Perjalanan karir Eri tidak jauh dengan Risma. Sama-sama memulai sebagai birokrat, terakhir menjadi Kepala BAPPEDA. Dipilihnya Eri sulit untuk mengatakan tanpa pengaruh Risma. Walaupun, Ketua Umum PDI Perjuangan memiliki hak preogatif.
Lalu, bagaiamana dengan Wisnu? Sebagai kader idiologis, tentu Wisnu akan mengamankan keputusan partai. Ketua Umum pasti memiliki alasan tersendiri dalam mengusung Eri. Bisa saja sesuatu yang lebih besar sedang dipersiapkan untuk Wisnu.
Setuju atau tidak, Kota Surabaya di tangan Bambang DH dan Tri Rismaharini sudah banyak perubahan. Saya lihat, bagi PDI Perjuangan, Surabaya bukan hanya sekedar mempertahankan kemenangan. Namun, lebih dari itu, Surabaya tidak boleh jatuh ke orang yang salah.
Untuk mewujudkan hal itu, PDI Perjuangan bukan hanya bertarung dengan partai lain.
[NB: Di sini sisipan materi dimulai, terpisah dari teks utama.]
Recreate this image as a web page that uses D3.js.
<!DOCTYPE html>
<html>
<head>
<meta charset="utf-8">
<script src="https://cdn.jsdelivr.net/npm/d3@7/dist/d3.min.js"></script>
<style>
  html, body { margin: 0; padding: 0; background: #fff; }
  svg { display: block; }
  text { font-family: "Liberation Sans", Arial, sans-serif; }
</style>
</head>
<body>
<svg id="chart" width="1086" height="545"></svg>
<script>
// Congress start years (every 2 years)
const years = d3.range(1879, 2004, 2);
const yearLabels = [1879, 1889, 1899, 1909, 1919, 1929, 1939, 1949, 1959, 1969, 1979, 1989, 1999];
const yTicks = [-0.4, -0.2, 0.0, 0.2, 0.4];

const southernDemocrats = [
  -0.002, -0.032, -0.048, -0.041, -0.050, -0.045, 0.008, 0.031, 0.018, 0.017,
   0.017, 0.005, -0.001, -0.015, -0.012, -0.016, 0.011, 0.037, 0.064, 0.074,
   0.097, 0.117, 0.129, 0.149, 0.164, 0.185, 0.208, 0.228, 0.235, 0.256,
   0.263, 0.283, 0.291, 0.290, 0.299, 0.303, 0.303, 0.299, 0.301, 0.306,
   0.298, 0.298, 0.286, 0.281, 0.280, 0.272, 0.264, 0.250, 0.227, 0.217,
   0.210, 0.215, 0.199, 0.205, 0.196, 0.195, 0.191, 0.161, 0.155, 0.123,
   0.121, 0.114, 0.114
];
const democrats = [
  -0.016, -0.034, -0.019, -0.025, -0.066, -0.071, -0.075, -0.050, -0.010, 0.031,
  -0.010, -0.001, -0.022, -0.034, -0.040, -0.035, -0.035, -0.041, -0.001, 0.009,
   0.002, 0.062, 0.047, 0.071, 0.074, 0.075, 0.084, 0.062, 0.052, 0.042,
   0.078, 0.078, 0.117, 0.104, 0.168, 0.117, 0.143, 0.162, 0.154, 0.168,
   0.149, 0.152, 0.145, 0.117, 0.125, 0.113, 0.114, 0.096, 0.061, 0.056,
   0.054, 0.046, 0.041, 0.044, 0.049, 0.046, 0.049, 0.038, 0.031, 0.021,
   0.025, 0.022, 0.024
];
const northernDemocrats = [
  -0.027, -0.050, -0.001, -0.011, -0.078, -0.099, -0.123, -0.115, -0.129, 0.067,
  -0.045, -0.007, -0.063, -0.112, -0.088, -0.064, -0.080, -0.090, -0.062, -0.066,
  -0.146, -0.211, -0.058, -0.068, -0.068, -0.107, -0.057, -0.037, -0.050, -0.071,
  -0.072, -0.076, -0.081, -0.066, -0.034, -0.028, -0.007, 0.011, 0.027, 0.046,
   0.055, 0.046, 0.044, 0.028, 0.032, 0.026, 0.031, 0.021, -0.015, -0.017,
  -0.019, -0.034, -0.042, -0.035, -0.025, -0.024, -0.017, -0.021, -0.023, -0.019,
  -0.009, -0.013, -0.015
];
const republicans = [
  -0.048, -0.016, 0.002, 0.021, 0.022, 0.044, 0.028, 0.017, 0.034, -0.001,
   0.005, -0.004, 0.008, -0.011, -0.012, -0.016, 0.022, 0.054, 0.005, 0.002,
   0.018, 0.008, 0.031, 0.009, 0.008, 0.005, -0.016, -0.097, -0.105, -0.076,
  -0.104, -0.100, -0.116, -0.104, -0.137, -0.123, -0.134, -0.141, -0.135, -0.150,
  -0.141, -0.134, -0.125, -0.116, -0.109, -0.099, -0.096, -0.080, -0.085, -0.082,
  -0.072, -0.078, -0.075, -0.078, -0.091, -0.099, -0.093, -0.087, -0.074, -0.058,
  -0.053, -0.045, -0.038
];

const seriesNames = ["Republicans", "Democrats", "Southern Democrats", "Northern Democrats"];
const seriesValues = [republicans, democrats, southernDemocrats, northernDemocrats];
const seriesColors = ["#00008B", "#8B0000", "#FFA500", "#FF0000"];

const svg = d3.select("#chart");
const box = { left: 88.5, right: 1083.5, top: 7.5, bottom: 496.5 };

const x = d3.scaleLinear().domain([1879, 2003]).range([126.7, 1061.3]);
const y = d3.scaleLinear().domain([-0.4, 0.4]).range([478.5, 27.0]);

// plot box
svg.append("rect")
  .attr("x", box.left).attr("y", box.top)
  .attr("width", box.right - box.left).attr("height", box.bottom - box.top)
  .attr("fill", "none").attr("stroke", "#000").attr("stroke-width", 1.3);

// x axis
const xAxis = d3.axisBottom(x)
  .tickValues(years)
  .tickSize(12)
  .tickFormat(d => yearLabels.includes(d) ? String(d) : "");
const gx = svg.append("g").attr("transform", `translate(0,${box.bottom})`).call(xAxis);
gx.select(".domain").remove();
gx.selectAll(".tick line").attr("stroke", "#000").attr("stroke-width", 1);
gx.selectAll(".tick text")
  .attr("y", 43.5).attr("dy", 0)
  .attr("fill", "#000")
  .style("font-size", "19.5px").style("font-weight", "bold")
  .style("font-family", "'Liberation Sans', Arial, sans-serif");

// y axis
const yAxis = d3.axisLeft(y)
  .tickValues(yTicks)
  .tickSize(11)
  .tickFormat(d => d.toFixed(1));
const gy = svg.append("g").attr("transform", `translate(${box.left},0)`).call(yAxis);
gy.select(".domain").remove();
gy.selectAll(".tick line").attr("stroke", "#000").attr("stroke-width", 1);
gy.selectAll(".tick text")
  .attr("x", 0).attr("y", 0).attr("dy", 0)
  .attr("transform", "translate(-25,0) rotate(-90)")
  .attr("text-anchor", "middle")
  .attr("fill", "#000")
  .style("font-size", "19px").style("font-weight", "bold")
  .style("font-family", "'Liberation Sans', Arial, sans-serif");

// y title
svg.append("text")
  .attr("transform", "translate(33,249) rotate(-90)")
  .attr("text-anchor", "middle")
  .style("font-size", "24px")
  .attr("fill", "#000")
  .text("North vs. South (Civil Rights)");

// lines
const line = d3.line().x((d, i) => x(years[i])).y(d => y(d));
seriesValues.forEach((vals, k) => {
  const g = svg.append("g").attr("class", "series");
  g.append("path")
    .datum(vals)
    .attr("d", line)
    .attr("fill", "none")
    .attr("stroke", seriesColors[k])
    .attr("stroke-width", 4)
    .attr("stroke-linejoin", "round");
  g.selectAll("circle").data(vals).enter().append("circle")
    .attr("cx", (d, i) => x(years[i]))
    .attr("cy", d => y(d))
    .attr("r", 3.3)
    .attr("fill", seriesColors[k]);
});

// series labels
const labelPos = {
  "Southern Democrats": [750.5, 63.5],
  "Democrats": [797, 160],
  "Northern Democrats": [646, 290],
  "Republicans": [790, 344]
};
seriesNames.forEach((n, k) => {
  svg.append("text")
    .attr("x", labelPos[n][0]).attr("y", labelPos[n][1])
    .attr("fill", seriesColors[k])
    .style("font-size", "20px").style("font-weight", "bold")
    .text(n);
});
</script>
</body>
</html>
Tetap juga harus memilih sejumlah nama-nama besar kader partai di kota pahlawan itu.
Risma sudah banyak membuat program, ada sekitar 500 lebih taman dan 500 lebih fasilitas olahraga yang dapat dimanfaatkan gratis, dan juga layanan internet gratis di sejumlah taman.
Pemko juga memberikan pendidikan dan kesehatan gratis, termasuk memberikan tambahan makanan untuk anak yatim dan lanjut usia serta berbagai program lainnya.
Sependek pengamatan saya, bagi PDI Perjuangan, Pilwako Surabaya bukan sekedar memenangkan pertarungan. Namun, jauh lebih penting dari itu, bagaimana program-program kemasyarakatan bisa tetap berlanjut.
Dan, itulah yang menjadi alasan terpilihnya Eri yang bukan kader partai itu. Sebagai anak didik Risma dan mantan Kepala BAPPEDA, besar harapan Pemko Surabaya ke depan dapat melanjutkan program Risma dan dapat menjadi laboratorium ekonomi Pancasila.
Eri bukanlah tokoh besar. Sepak terjangnya jauh di bawah sang lawan Mahfud Arifin. Namun, PDI perjuangan percaya betul, bahwa ini untuk kemajuan Kota Surabaya. Tidak peduli berapapun bintang dan gemuknya koalisi lawan. Yang dibutuhkan adalah sejauhmana calon itu mengenal Surabaya dan sejauhmana sudah terlibat dalam memecahkan persoalannya.
Armuji ditunjuk untuk mendampingin Eri. Dia pernah menjadi Ketua DPRD Kota Surabaya periode 2003-2004 dan periode 2014-2019. Terakhir, Armuji merupakan anggota DPRD Jawa Timur periode 2019-2024 dari PDI Perjuangan.
Strategi ini mirip ketika memasang Risma- Wisnu. Risma adalah birokrat berprestasi dan Wisnu penjaga idiologi partai. Semoga Eri-Armuji dapat mengulang kesuksesan Risma-Wisnu.
Partai politik telah menyiapkan calon dan bekerja untuk memenangkannya. Namun, kedaulatan tertinggi tetap milik rakyat Surabaya. Apakah pemilih kota pahlawan itu masih ingin dipimpin oleh Tekhnokrat? Atau ingin mencoba purnawirawan. Kita serahkan sepenuhnya kepada arek-arek suroboyo.